Dieses Buch mag hoffentlich dazu beitragen, einen Ausweg zu finden.2 Es geht nicht darum, die guten alten Zeiten zu bedauern, in denen man sich an Homosexuellen, Schwarzen oder Juden auslassen durfte; noch darum, denjenigen Rückendeckung zu geben, die das Verlangen nach Gleichheit mit einer phantasierten »Tyrannei der Minderheiten« verwechseln. Ich habe das Recht zu lieben gegen homophobe Beschimpfungen behaupten müssen, die ich meine Kindheit und Jugend lang zu hören bekam. Meine ersten Schlachten schlug ich gegen Sexismus, Homophobie und Rassismus. Als Vorsitzende des Centre gay et lesbien habe ich für den Stammvater der »Ehe für alle« gekämpft. Um ihn zu verteidigen, ließ ich mich von irgend-welchen Schergen unter dem Ruf »dreckige Lesbe« verprügeln. Der Kampf für die Gleichheit hat mich geprägt, doch dem für die Freiheit bleibe ich innigst verbunden.

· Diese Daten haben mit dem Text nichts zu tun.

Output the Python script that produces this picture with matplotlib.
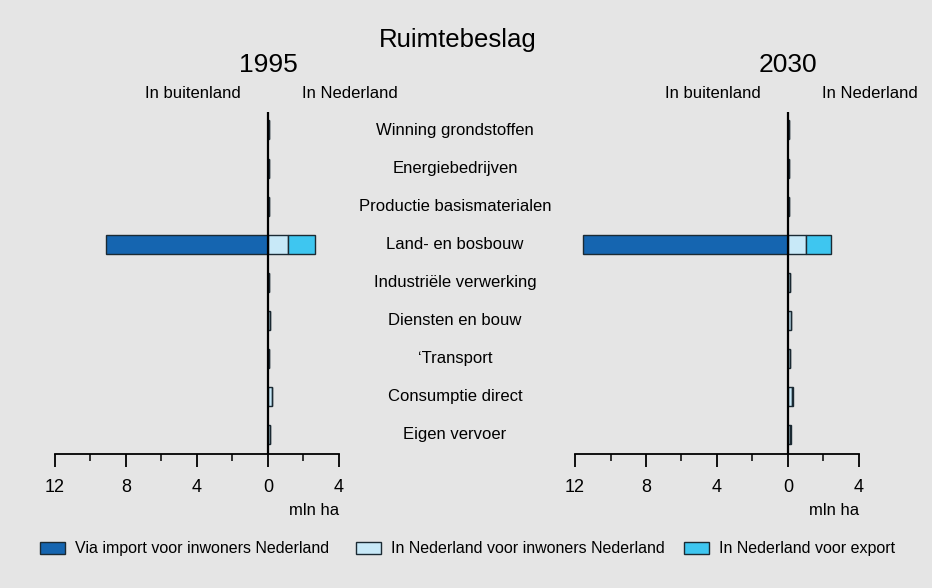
import matplotlib.pyplot as plt
from matplotlib.patches import Rectangle

plt.rcParams['font.family'] = ['Liberation Sans Narrow', 'Liberation Sans', 'DejaVu Sans']

categories = ['Winning grondstoffen', 'Energiebedrijven', 'Productie basismaterialen',
              'Land- en bosbouw', 'Industriële verwerking', 'Diensten en bouw',
              '\u02bbTransport', 'Consumptie direct', 'Eigen vervoer']
series = ['Via import voor inwoners Nederland',
          'In Nederland voor inwoners Nederland',
          'In Nederland voor export']
colors = ['#1565b0', '#c8e9f8', '#3ec6f0']

# mln ha, import drawn to the left ("In buitenland")
import_1995 = [0.0, 0.0, 0.0, 9.1, 0.0, 0.0, 0.0, 0.0, 0.0]
nl_1995 = [0.03, 0.03, 0.03, 1.1, 0.05, 0.12, 0.05, 0.2, 0.1]
export_1995 = [0.02, 0.02, 0.02, 1.55, 0.03, 0.02, 0.02, 0.02, 0.02]

import_2030 = [0.0, 0.0, 0.0, 11.55, 0.0, 0.0, 0.0, 0.0, 0.0]
nl_2030 = [0.03, 0.03, 0.03, 1.0, 0.1, 0.15, 0.1, 0.25, 0.12]
export_2030 = [0.02, 0.02, 0.02, 1.42, 0.03, 0.03, 0.02, 0.02, 0.03]

xticks = [-12, -8, -4, 0, 4]
xticklabels = ['12', '8', '4', '0', '4']

W, H = 932, 588
fig = plt.figure(figsize=(W / 100, H / 100), dpi=100)
fig.patch.set_facecolor('#e5e5e5')

edge = '#1b2a33'


def panel(x0, imp, nl, exp, year):
    # axes from 12 (left) to 4 (right), 284 px wide, y from 112 to 454 px
    ax = fig.add_axes([x0 / W, 1 - 454 / H, 284 / W, (454 - 112) / H])
    ax.set_facecolor('none')
    y = list(range(len(categories)))
    ax.barh(y, [-v for v in imp], height=0.5, color=colors[0], edgecolor=edge, linewidth=1)
    ax.barh(y, nl, height=0.5, color=colors[1], edgecolor=edge, linewidth=1)
    ax.barh(y, exp, left=nl, height=0.5, color=colors[2], edgecolor=edge, linewidth=1)
    ax.axvline(0, color='black', linewidth=1.6)
    ax.set_xlim(-12, 4)
    ax.set_ylim(8.5, -0.47)
    for s in ['top', 'left', 'right']:
        ax.spines[s].set_visible(False)
    ax.spines['bottom'].set_linewidth(1.3)
    ax.set_yticks([])
    ax.set_xticks(xticks)
    ax.set_xticklabels(xticklabels, fontsize=13)
    ax.set_xticks([-10, -6, -2, 2], minor=True)
    ax.tick_params(axis='x', which='major', length=9, width=1.3, pad=9)
    ax.tick_params(axis='x', which='minor', length=5, width=1.1)
    ax.text(1.0, -0.165, 'mln ha', transform=ax.transAxes, ha='right', va='center', fontsize=12)
    cx = x0 + 213
    fig.text(cx / W, 1 - 65 / H, year, ha='center', va='center', fontsize=19)
    fig.text((cx - 75) / W, 1 - 93 / H, 'In buitenland', ha='center', va='center', fontsize=12)
    fig.text((cx + 82) / W, 1 - 93 / H, 'In Nederland', ha='center', va='center', fontsize=12)
    return ax


panel(55, import_1995, nl_1995, export_1995, '1995')
panel(575, import_2030, nl_2030, export_2030, '2030')

fig.text(458 / W, 1 - 40 / H, 'Ruimtebeslag', ha='center', va='center', fontsize=18.5)

for i, cat in enumerate(categories):
    yp = 130 + i * 38.1
    fig.text(455 / W, 1 - yp / H, cat, ha='center', va='center', fontsize=12)

legend_x = [40, 356, 684]
for x, name, c in zip(legend_x, series, colors):
    fig.patches.append(Rectangle((x / W, 1 - 554 / H), 25 / W, 12 / H,
                                 transform=fig.transFigure, facecolor=c,
                                 edgecolor=edge, linewidth=1))
    fig.text((x + 35) / W, 1 - 553 / H, name, ha='left', va='baseline', fontsize=11.5)

fig.savefig('out.png', dpi=100, facecolor=fig.get_facecolor())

Wegen meiner Arbeit als Regisseurin und Journalistin, frühere Mitarbeiterin von Charlie Hebdo, fürchte ich um die Freiheit, schöpferisch tätig zu sein, zu denken, zu zeichnen und zu spotten. Sämtliche Facetten meiner Identität haben meine Analyse des Gleichgewichts genährt, das es in Sachen Redefreiheit und Gleichheit zu finden gilt.